Take charge, even if it does mean time off work if it's 10am or 3pm for you, THIS is the most important thing. THIS is your future.

Serenity said...

I don't see anything wrong with admitting that there is an easy road, that you do see both sides of the argument, that fatigue is talking when you want to give in. But admitting it is a great deal different from doing it.
Nothing's wrong with you, you are simply human. Join the club.
Your self-flagellation drives me completely mental, my dear. I so very much wish you could just take a step back for a moment and be objective: you are in a situation that no one -NO ONE- could solve easily, cleanly, painlessly. Yet you insist on beating yourself up for not acting.
Cut yourself some slack. When God, or the universe, knows the time is right, you will know the time is right. Until then, be kind to your own self, wouldja?

freebird said...

And when you find a good backbone shop, order two will ya? ;-)

Jaded Bunny said...

You are so wasting your life.

Just wasting it.

uhavegot2bkidn said...

Awww geez! Stop going to counseling for Christ's Sake!

Trueself said...

Fiona - You're right. I didn't truly cave just admitted to feeling like I want to cave sometimes.

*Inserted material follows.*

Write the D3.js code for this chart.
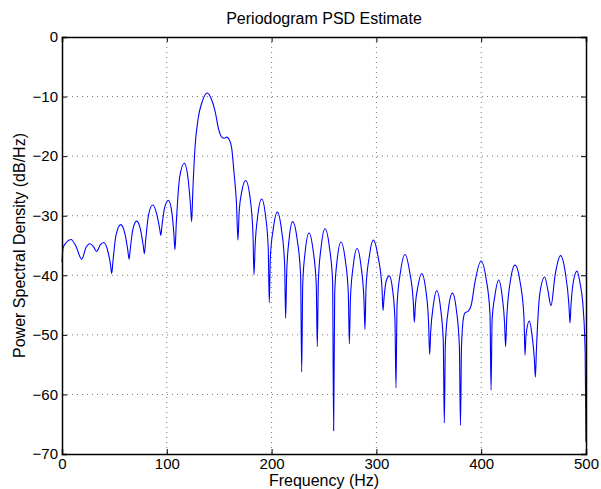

Serenity - Not meaning to drive you mental, really. Yet I do hold the title "Queen of Self-Flagellation." My mom once told me that I am so hard on myself and feel so much guilt that I ought to be Catholic or Jewish. Of course, Mom tends to be just ever so slightly bigoted.

FB - Yes, indeed, when I order mine I'll order a good stiff one for you too.

JB - Yes, I realize that. That's one of the reasons I blog, to work through it in my own mind. Can't tell you how many times I've gone back and reread something I wrote and gotten inspiration to make one more forward step.

Uhave - I'm afraid if we weren't in counseling we wouldn't talk about the situation at all, and we've got to talk about or there never will be any forward movement of any kind. But thanks for sharing from a different perspective.